Show each line that has the string "this" in it.

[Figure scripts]
************
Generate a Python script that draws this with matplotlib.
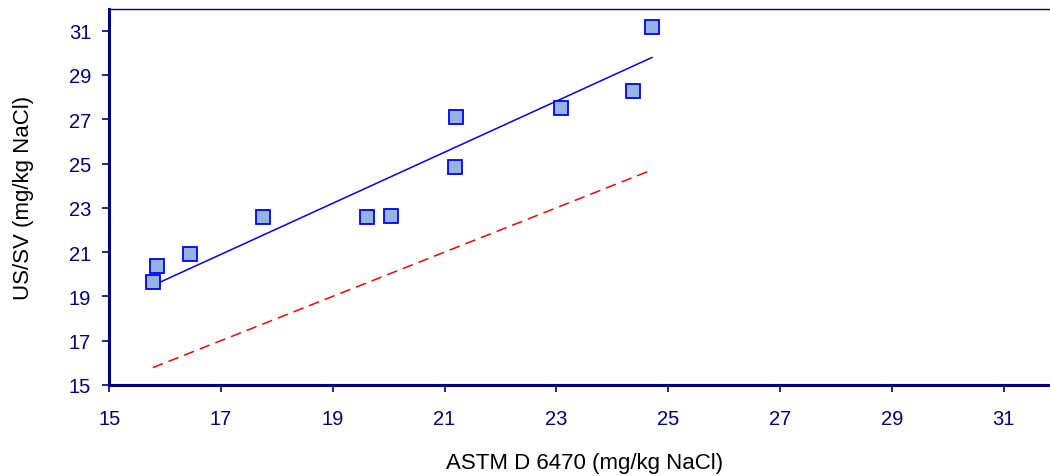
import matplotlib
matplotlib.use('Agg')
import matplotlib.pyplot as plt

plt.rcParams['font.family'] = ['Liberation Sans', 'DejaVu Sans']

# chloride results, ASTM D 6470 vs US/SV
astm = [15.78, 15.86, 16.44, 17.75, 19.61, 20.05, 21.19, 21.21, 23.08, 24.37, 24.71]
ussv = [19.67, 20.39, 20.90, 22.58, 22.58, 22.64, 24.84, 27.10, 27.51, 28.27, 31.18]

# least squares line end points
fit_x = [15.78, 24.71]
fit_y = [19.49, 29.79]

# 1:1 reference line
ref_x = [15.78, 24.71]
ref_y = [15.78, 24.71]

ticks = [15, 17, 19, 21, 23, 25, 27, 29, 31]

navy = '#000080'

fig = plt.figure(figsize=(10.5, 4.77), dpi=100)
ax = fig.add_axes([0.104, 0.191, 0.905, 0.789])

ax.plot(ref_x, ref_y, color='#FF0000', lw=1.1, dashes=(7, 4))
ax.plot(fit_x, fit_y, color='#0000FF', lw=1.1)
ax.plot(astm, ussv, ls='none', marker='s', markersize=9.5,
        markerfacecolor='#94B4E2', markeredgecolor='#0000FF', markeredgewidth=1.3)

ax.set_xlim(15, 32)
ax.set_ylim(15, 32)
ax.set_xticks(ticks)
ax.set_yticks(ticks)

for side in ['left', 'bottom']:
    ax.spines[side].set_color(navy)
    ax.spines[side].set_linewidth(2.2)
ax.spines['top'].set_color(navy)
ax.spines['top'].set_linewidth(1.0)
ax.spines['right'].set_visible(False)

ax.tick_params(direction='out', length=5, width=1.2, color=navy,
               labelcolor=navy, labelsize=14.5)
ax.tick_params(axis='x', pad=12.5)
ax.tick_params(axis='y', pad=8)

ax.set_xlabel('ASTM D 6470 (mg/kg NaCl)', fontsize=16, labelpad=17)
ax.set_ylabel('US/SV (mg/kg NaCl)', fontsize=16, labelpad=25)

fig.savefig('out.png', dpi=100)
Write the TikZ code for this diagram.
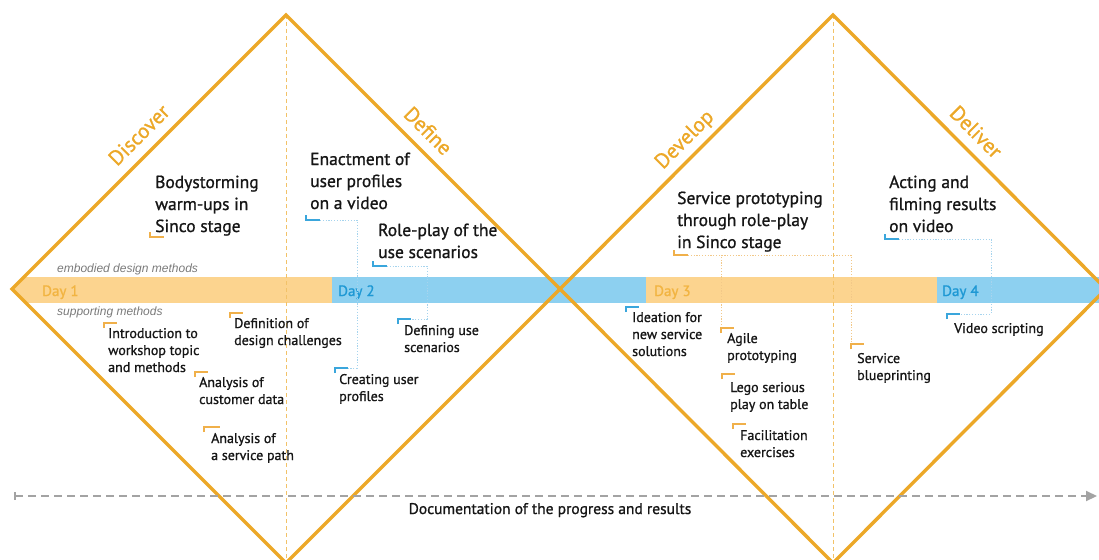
************
▶ [RESPONSE]
Generate a Python script that draws this with matplotlib.
Write the TikZ code for this diagram.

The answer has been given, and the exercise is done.